Direction => Give the data below again exactly as written, without its pictures.
— begin —
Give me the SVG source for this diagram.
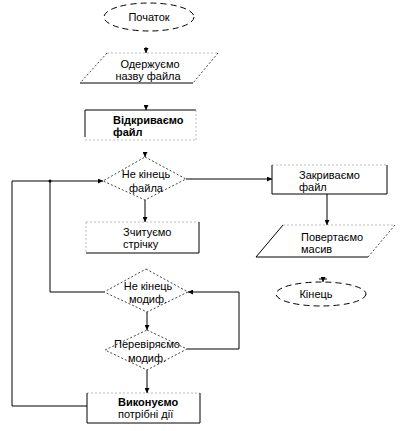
<svg xmlns="http://www.w3.org/2000/svg" width="403" height="431" viewBox="0 0 403 431">
<defs>
<marker id="ah" viewBox="0 0 8 8" refX="8" refY="4" markerWidth="5" markerHeight="5" orient="auto" markerUnits="userSpaceOnUse">
<path d="M0,0 L8,4 L0,8 z" fill="#000"/>
</marker>
</defs>
<style>
text{font-family:"Liberation Sans",Arial,sans-serif;font-size:11px;fill:#000}
.b{font-weight:bold}
.dash{fill:none;stroke:#000;stroke-width:1;stroke-dasharray:6,4}
.dot{fill:none;stroke:#444;stroke-width:1;stroke-dasharray:2,2}
.lt{fill:none;stroke:#bbb;stroke-width:1;stroke-dasharray:2,2}
.sol{fill:none;stroke:#000;stroke-width:1}
.con{fill:none;stroke:#000;stroke-width:1}
</style>
<rect width="403" height="431" fill="#fff"/>
<g id="start">
<ellipse cx="149" cy="17" rx="45" ry="14" class="dash"/>
<text x="149" y="21" text-anchor="middle">Початок</text>
</g>
<g id="read-name">
<line x1="107" y1="53" x2="218" y2="53" class="lt"/>
<line x1="107" y1="53" x2="80" y2="83" class="dot"/>
<line x1="218" y1="53" x2="193" y2="83" class="dot"/>
<line x1="80" y1="83" x2="193" y2="83" class="sol"/>
<text x="150" y="68" text-anchor="middle">Одержуємо</text>
<text x="148" y="80" text-anchor="middle">назву файла</text>
</g>
<g id="open-file">
<line x1="85" y1="110" x2="196" y2="110" class="sol"/>
<line x1="85" y1="110" x2="85" y2="137" class="sol"/>
<line x1="196" y1="110" x2="196" y2="140" class="lt"/>
<line x1="85" y1="140" x2="196" y2="140" class="lt"/>
<text x="113" y="124" class="b">Відкриваємо</text>
<text x="113" y="136" class="b">файл</text>
</g>
<g id="not-eof">
<polygon points="145,157 186,179 145,200 103,181" class="dot"/>
<text x="146" y="178" text-anchor="middle">Не кінець</text>
<text x="146" y="192" text-anchor="middle">файла</text>
</g>
<g id="read-line">
<line x1="86" y1="222" x2="199" y2="222" class="lt"/>
<line x1="86" y1="222" x2="86" y2="253" class="lt"/>
<line x1="199" y1="222" x2="199" y2="253" class="sol"/>
<line x1="86" y1="253" x2="199" y2="253" class="sol"/>
<text x="123" y="236">Зчитуємо</text>
<text x="123" y="248">стрічку</text>
</g>
<g id="not-end-mod">
<polygon points="146,269 188,292 147,312 104,292" class="dot"/>
<text x="148" y="290" text-anchor="middle">Не кінець</text>
<text x="148" y="303" text-anchor="middle">модиф.</text>
</g>
<g id="check-mod">
<polygon points="147,330 187,349 147,370 105,350" class="dot"/>
<text x="147" y="348" text-anchor="middle">Перевіряємо</text>
<text x="147" y="362" text-anchor="middle">модиф.</text>
</g>
<g id="do-actions">
<line x1="87" y1="393" x2="200" y2="393" class="lt"/>
<line x1="87" y1="393" x2="87" y2="423" class="sol"/>
<line x1="200" y1="393" x2="200" y2="423" class="sol"/>
<line x1="87" y1="423" x2="200" y2="423" class="sol"/>
<text x="118" y="406" class="b">Виконуємо</text>
<text x="118" y="418">потрібні дії</text>
</g>
<g id="close-file">
<line x1="272" y1="165" x2="387" y2="165" class="lt"/>
<line x1="272" y1="165" x2="272" y2="194" class="sol"/>
<line x1="387" y1="165" x2="387" y2="194" class="sol"/>
<line x1="272" y1="194" x2="387" y2="194" class="sol"/>
<text x="299" y="179">Закриваємо</text>
<text x="299" y="191">файл</text>
</g>
<g id="return-array">
<line x1="283" y1="225" x2="395" y2="225" class="lt"/>
<line x1="283" y1="225" x2="256" y2="257" class="sol"/>
<line x1="395" y1="225" x2="368" y2="257" class="dot"/>
<line x1="256" y1="257" x2="368" y2="257" class="sol"/>
<text x="301" y="241">Повертаємо</text>
<text x="301" y="253">масив</text>
</g>
<g id="end">
<ellipse cx="321" cy="294" rx="45" ry="12" class="dash"/>
<text x="316" y="298" text-anchor="middle">Кінець</text>
</g>
<g id="connectors">
<line x1="146" y1="47" x2="146" y2="53" class="con" marker-end="url(#ah)"/>
<line x1="146" y1="105" x2="146" y2="110" class="con" marker-end="url(#ah)"/>
<line x1="145" y1="152" x2="145" y2="157" class="con" marker-end="url(#ah)"/>
<line x1="323" y1="277" x2="323" y2="282" class="con" marker-end="url(#ah)"/>
<line x1="319" y1="279" x2="327" y2="279" class="con"/>
<line x1="145" y1="200" x2="145" y2="222" class="con" marker-end="url(#ah)"/>
<line x1="186" y1="179" x2="272" y2="179" class="con" marker-end="url(#ah)"/>
<line x1="327" y1="194" x2="327" y2="225" class="con" marker-end="url(#ah)"/>
<line x1="147" y1="312" x2="147" y2="330" class="con" marker-end="url(#ah)"/>
<line x1="147" y1="370" x2="147" y2="393" class="con" marker-end="url(#ah)"/>
<polyline points="187,349 239,349 239,292 188,292" class="con" marker-end="url(#ah)"/>
<polyline points="104,292 50,292 50,181" class="con"/>
<polyline points="87,406 12,406 12,181 103,181" class="con" marker-end="url(#ah)"/>
<circle cx="50" cy="181" r="1.5" fill="#000"/>
</g>
</svg>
— end —
Result =>
Give me the SVG source for this diagram.
<svg xmlns="http://www.w3.org/2000/svg" width="403" height="431" viewBox="0 0 403 431">
<defs>
<marker id="ah" viewBox="0 0 8 8" refX="8" refY="4" markerWidth="5" markerHeight="5" orient="auto" markerUnits="userSpaceOnUse">
<path d="M0,0 L8,4 L0,8 z" fill="#000"/>
</marker>
</defs>
<style>
text{font-family:"Liberation Sans",Arial,sans-serif;font-size:11px;fill:#000}
.b{font-weight:bold}
.dash{fill:none;stroke:#000;stroke-width:1;stroke-dasharray:6,4}
.dot{fill:none;stroke:#444;stroke-width:1;stroke-dasharray:2,2}
.lt{fill:none;stroke:#bbb;stroke-width:1;stroke-dasharray:2,2}
.sol{fill:none;stroke:#000;stroke-width:1}
.con{fill:none;stroke:#000;stroke-width:1}
</style>
<rect width="403" height="431" fill="#fff"/>
<g id="start">
<ellipse cx="149" cy="17" rx="45" ry="14" class="dash"/>
<text x="149" y="21" text-anchor="middle">Початок</text>
</g>
<g id="read-name">
<line x1="107" y1="53" x2="218" y2="53" class="lt"/>
<line x1="107" y1="53" x2="80" y2="83" class="dot"/>
<line x1="218" y1="53" x2="193" y2="83" class="dot"/>
<line x1="80" y1="83" x2="193" y2="83" class="sol"/>
<text x="150" y="68" text-anchor="middle">Одержуємо</text>
<text x="148" y="80" text-anchor="middle">назву файла</text>
</g>
<g id="open-file">
<line x1="85" y1="110" x2="196" y2="110" class="sol"/>
<line x1="85" y1="110" x2="85" y2="137" class="sol"/>
<line x1="196" y1="110" x2="196" y2="140" class="lt"/>
<line x1="85" y1="140" x2="196" y2="140" class="lt"/>
<text x="113" y="124" class="b">Відкриваємо</text>
<text x="113" y="136" class="b">файл</text>
</g>
<g id="not-eof">
<polygon points="145,157 186,179 145,200 103,181" class="dot"/>
<text x="146" y="178" text-anchor="middle">Не кінець</text>
<text x="146" y="192" text-anchor="middle">файла</text>
</g>
<g id="read-line">
<line x1="86" y1="222" x2="199" y2="222" class="lt"/>
<line x1="86" y1="222" x2="86" y2="253" class="lt"/>
<line x1="199" y1="222" x2="199" y2="253" class="sol"/>
<line x1="86" y1="253" x2="199" y2="253" class="sol"/>
<text x="123" y="236">Зчитуємо</text>
<text x="123" y="248">стрічку</text>
</g>
<g id="not-end-mod">
<polygon points="146,269 188,292 147,312 104,292" class="dot"/>
<text x="148" y="290" text-anchor="middle">Не кінець</text>
<text x="148" y="303" text-anchor="middle">модиф.</text>
</g>
<g id="check-mod">
<polygon points="147,330 187,349 147,370 105,350" class="dot"/>
<text x="147" y="348" text-anchor="middle">Перевіряємо</text>
<text x="147" y="362" text-anchor="middle">модиф.</text>
</g>
<g id="do-actions">
<line x1="87" y1="393" x2="200" y2="393" class="lt"/>
<line x1="87" y1="393" x2="87" y2="423" class="sol"/>
<line x1="200" y1="393" x2="200" y2="423" class="sol"/>
<line x1="87" y1="423" x2="200" y2="423" class="sol"/>
<text x="118" y="406" class="b">Виконуємо</text>
<text x="118" y="418">потрібні дії</text>
</g>
<g id="close-file">
<line x1="272" y1="165" x2="387" y2="165" class="lt"/>
<line x1="272" y1="165" x2="272" y2="194" class="sol"/>
<line x1="387" y1="165" x2="387" y2="194" class="sol"/>
<line x1="272" y1="194" x2="387" y2="194" class="sol"/>
<text x="299" y="179">Закриваємо</text>
<text x="299" y="191">файл</text>
</g>
<g id="return-array">
<line x1="283" y1="225" x2="395" y2="225" class="lt"/>
<line x1="283" y1="225" x2="256" y2="257" class="sol"/>
<line x1="395" y1="225" x2="368" y2="257" class="dot"/>
<line x1="256" y1="257" x2="368" y2="257" class="sol"/>
<text x="301" y="241">Повертаємо</text>
<text x="301" y="253">масив</text>
</g>
<g id="end">
<ellipse cx="321" cy="294" rx="45" ry="12" class="dash"/>
<text x="316" y="298" text-anchor="middle">Кінець</text>
</g>
<g id="connectors">
<line x1="146" y1="47" x2="146" y2="53" class="con" marker-end="url(#ah)"/>
<line x1="146" y1="105" x2="146" y2="110" class="con" marker-end="url(#ah)"/>
<line x1="145" y1="152" x2="145" y2="157" class="con" marker-end="url(#ah)"/>
<line x1="323" y1="277" x2="323" y2="282" class="con" marker-end="url(#ah)"/>
<line x1="319" y1="279" x2="327" y2="279" class="con"/>
<line x1="145" y1="200" x2="145" y2="222" class="con" marker-end="url(#ah)"/>
<line x1="186" y1="179" x2="272" y2="179" class="con" marker-end="url(#ah)"/>
<line x1="327" y1="194" x2="327" y2="225" class="con" marker-end="url(#ah)"/>
<line x1="147" y1="312" x2="147" y2="330" class="con" marker-end="url(#ah)"/>
<line x1="147" y1="370" x2="147" y2="393" class="con" marker-end="url(#ah)"/>
<polyline points="187,349 239,349 239,292 188,292" class="con" marker-end="url(#ah)"/>
<polyline points="104,292 50,292 50,181" class="con"/>
<polyline points="87,406 12,406 12,181 103,181" class="con" marker-end="url(#ah)"/>
<circle cx="50" cy="181" r="1.5" fill="#000"/>
</g>
</svg>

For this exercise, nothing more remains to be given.